Home alcinema Tideland – il mondo capovolto di Terry Gilliam: la recensione

Tideland – il mondo capovolto di Terry Gilliam: la recensione

A due anni di distanza dalla sua realizzazione, Tideland esce nelle sale Italiane con un monito per tutti i minori di 14 anni a non addentrarsi in quest’incubo infantile e con una distribuzione difficile curata da Officine Ubu. E’ probabile che la sfiducia commerciale nei confronti del film sia legata ad una convivenza irrisolta di tutti gli elementi che fanno e hanno sempre fatto di Terry Gilliam un regista sopravvalutato e allo stesso tempo sottovalutato. La fede nel decòr piuttosto che nella visione allontana facilmente dalla percezione di quello che è anche il viaggio in una striscia di tempo collassata su se stessa, ossessione per l’avvitamento del racconto in uno spazio minacciato dalla mutazione, che a partire da Time Bandits è forse la vertigine più interessante del cinema di Gilliam e che lo rende un creatore di oggetti polimorfi, a metà tra il compiacimento del congegno e la distruzione dello stesso; oggetti praticamente invendibili. 

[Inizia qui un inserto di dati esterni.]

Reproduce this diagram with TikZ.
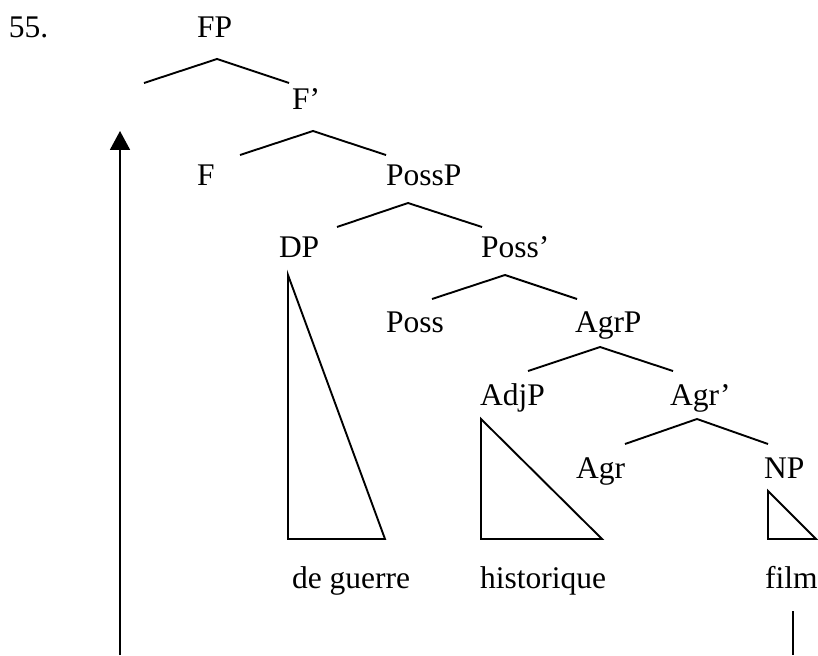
\documentclass[tikz,border=0pt]{standalone}
\usepackage{fontspec}
\setmainfont{Liberation Serif}
\usetikzlibrary{arrows.meta}
\begin{document}
\begin{tikzpicture}[x=1pt,y=-1pt,
  lbl/.style={anchor=base west,inner sep=0pt,outer sep=0pt,font=\fontsize{31.5}{36}\selectfont},
  branch/.style={line width=1.9pt,line cap=butt},
  tri/.style={line width=1.9pt,line join=miter}]
\useasboundingbox (0,0) rectangle (818,655);
% labels
\node[lbl] (num) at (9,38) {55.};
\node[lbl] (FP) at (197,38) {FP};
\node[lbl] (Fbar) at (292,110) {F’};
\node[lbl] (F) at (197,185) {F};
\node[lbl] (PossP) at (386,185) {PossP};
\node[lbl] (DP) at (279,257) {DP};
\node[lbl] (Possbar) at (481,257) {Poss’};
\node[lbl] (Poss) at (386,332) {Poss};
\node[lbl] (AgrP) at (575,332) {AgrP};
\node[lbl] (AdjP) at (480,405) {AdjP};
\node[lbl] (Agrbar) at (670,405) {Agr’};
\node[lbl] (Agr) at (576,478) {Agr};
\node[lbl] (NP) at (764,478) {NP};
\node[lbl] (deguerre) at (292,588) {de guerre};
\node[lbl] (historique) at (480,588) {historique};
\node[lbl] (film) at (765,588) {film};
% branch coordinates
\coordinate (a1) at (217,59);  \coordinate (l1) at (144,83);  \coordinate (r1) at (289,83);
\coordinate (a2) at (313,131); \coordinate (l2) at (240,155); \coordinate (r2) at (386,155);
\coordinate (a3) at (408,203); \coordinate (l3) at (337,227); \coordinate (r3) at (482,227);
\coordinate (a4) at (505,275); \coordinate (l4) at (432,299); \coordinate (r4) at (577,299);
\coordinate (a5) at (600,347); \coordinate (l5) at (528,371); \coordinate (r5) at (673,371);
\coordinate (a6) at (697,419); \coordinate (l6) at (625,444); \coordinate (r6) at (768,444);
\draw[branch] (l1) -- (a1) -- (r1);
\draw[branch] (l2) -- (a2) -- (r2);
\draw[branch] (l3) -- (a3) -- (r3);
\draw[branch] (l4) -- (a4) -- (r4);
\draw[branch] (l5) -- (a5) -- (r5);
\draw[branch] (l6) -- (a6) -- (r6);
% triangles
\draw[tri] (288,275) -- (288,539) -- (385,539) -- cycle;
\draw[tri] (481,419) -- (481,539) -- (602,539) -- cycle;
\draw[tri] (768,491) -- (768,539) -- (816,539) -- cycle;
% movement arrow
\coordinate (arrbot) at (120,655);
\coordinate (arrtop) at (120,131);
\draw[line width=1.9pt,-{Triangle[width=20pt,length=19pt]}] (arrbot) -- (arrtop);
\coordinate (filmtop) at (793,611);
\coordinate (filmbot) at (793,655);
\draw[line width=1.9pt] (filmtop) -- (filmbot);
\end{tikzpicture}
\end{document}
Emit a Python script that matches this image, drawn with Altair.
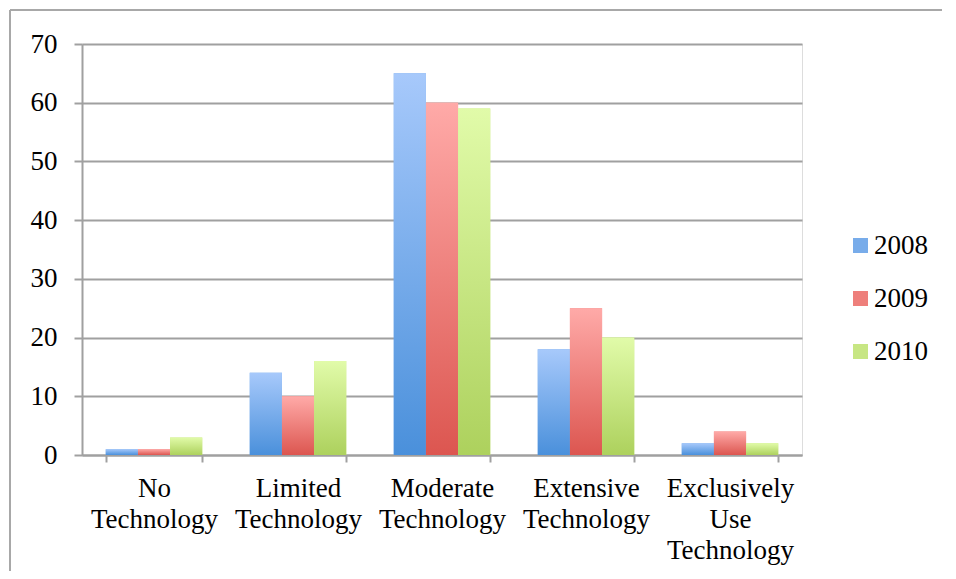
import altair as alt
import pandas as pd

categories = ["No Technology", "Limited Technology", "Moderate Technology",
              "Extensive Technology", "Exclusively Use Technology"]
years = ["2008", "2009", "2010"]
v2008 = [1, 14, 65, 18, 2]
v2009 = [1, 10, 60, 25, 4]
v2010 = [3, 16, 59, 20, 2]

rows = []
for yr, vals in zip(years, [v2008, v2009, v2010]):
    for c, v in zip(categories, vals):
        rows.append({"category": c, "year": yr, "value": v})
df = pd.DataFrame(rows)

top_colors = {"2008": "#a7c9fb", "2009": "#ffaaa8", "2010": "#e1fba9"}
bot_colors = {"2008": "#4a90db", "2009": "#dc5650", "2010": "#add15d"}
mid_colors = ["#78acea", "#ee7f7b", "#c7e683"]

FONT = "Liberation Serif"
FS = 27

x_enc = alt.X("category:N", sort=categories, title=None,
              scale=alt.Scale(paddingInner=0.33, paddingOuter=0.165),
              axis=alt.Axis(labelExpr="split(datum.label, ' ')", labelAngle=0,
                            labelFont=FONT, labelFontSize=FS, labelColor="#000000",
                            labelLineHeight=31, labelPadding=13, labelBaseline="top",
                            tickBand="extent", tickSize=7, tickColor="#a0a0a0",
                            tickWidth=2, domainColor="#a0a0a0", domainWidth=2,
                            grid=False))
y_enc = alt.Y("value:Q", title=None,
              scale=alt.Scale(domain=[0, 70], nice=False),
              axis=alt.Axis(values=list(range(0, 71, 10)), labelFont=FONT,
                            labelFontSize=FS, labelColor="#000000", labelPadding=17,
                            tickSize=8, tickColor="#a0a0a0", tickWidth=2,
                            domainColor="#a0a0a0", domainWidth=2,
                            gridColor="#a0a0a0", gridWidth=2))

base = alt.Chart(df)

legend_layer = base.mark_bar().encode(
    x=x_enc, y=y_enc,
    xOffset=alt.XOffset("year:N", sort=years),
    color=alt.Color("year:N", sort=years,
                    scale=alt.Scale(domain=years, range=mid_colors),
                    legend=alt.Legend(title=None, orient="none", legendX=765,
                                      legendY=188, labelFont=FONT, labelFontSize=FS,
                                      labelColor="#000000", symbolType="square",
                                      symbolSize=225, symbolStrokeWidth=0,
                                      rowPadding=25, labelOffset=0)),
)

layers = [legend_layer]
for yr in years:
    grad = alt.Gradient(gradient="linear",
                        stops=[alt.GradientStop(color=top_colors[yr], offset=0),
                               alt.GradientStop(color=bot_colors[yr], offset=1)],
                        x1=0, x2=0, y1=0, y2=1)
    layers.append(
        base.transform_filter(alt.datum.year == yr).mark_bar(fill=grad).encode(
            x=alt.X("category:N", sort=categories),
            y=alt.Y("value:Q"),
            xOffset=alt.XOffset("year:N", sort=years),
        )
    )

frame_v = alt.Chart(pd.DataFrame({"a": [0]})).mark_rule(
    color="#a8a8a8", strokeWidth=2, clip=False).encode(
    x=alt.value(-72), y=alt.value(-34), y2=alt.value(700))
frame_h = alt.Chart(pd.DataFrame({"a": [0]})).mark_rule(
    color="#a8a8a8", strokeWidth=2, clip=False).encode(
    x=alt.value(-72), x2=alt.value(1000), y=alt.value(-34))

chart = alt.layer(*layers, frame_v, frame_h).properties(
    width=720, height=411,
    autosize=alt.AutoSizeParams(type="none"),
    padding={"left": 74, "top": 36, "right": 140, "bottom": 116},
).configure_view(stroke=None).configure(background="#ffffff")

chart.save("out.html", embed_options={"renderer": "svg", "actions": False})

La favola Dark è il trucco, l’orpello visionario, un frammento di racconto in cerca di trovate; un luogo di orrori molto vicino e più innocuo dei riflessi surrealisti presenti nel Cinema di Philip Ridley, qui riprodotti con la complicità narrativa di Mitch Cullin.

Eppure, anche se l’anarchismo di Gilliam che ci interessa non è quello della manfrina trasgressiva, la violazione di corpi e oggetti in Tideland è davvero sorprendente; il congegno qui si inceppa e comincia a riferirsi al cinema d’animazione come al luogo di massima dilatazione spaziotemporale. Al di là del solito Svankmajer, ormai saccheggiato anche da videomaker beneducati, vengono in mente gli oggetti di Jiri Barta, ricreati nella loro flagranza meccanica come grimaldelli scagliati contro il racconto, qualità materica dei movimenti e delle cose. Jeff Bridges morto, ripulito da tutta la merda e dai suoi organi, ricucito come oggetto sacrale, intercapedine per un aldilà beffardo e blasfemo, carcassa cartoon da profanare all’infinito.

E’ un mondo che si reinventa costantemente a testa in giù, un movimento capovolto che fugge dall’occhio di Jodelle Ferland. Si legge su Tideland di valori rovesciati, di un mondo alla deriva, degli occhi infantili che subiscono l’orrore, quando quell’orrore e quella perversione, cosi come in Ridley o nel Ballard che parla di tirannia dell’amore parentale, ha la forza tellurica dello sguardo amorale. Se fossimo interessati davvero al Gilliam fintobarocco e sopravvalutato e allo sviluppo di un qualsiasi apologo, questo avrebbe la forma di una violenta e liberatoria fiaba antiproibizionista, dove l’orrore, in quell’esplosione ferroviaria che è il deragliamento del tempo, Jodelle/Jeliza lo trova davvero nel momento in cui passato e futuro collidono e la protezione di una madre fuori dal tempo si manifesta come la prigione più orribile per qualsiasi immaginario.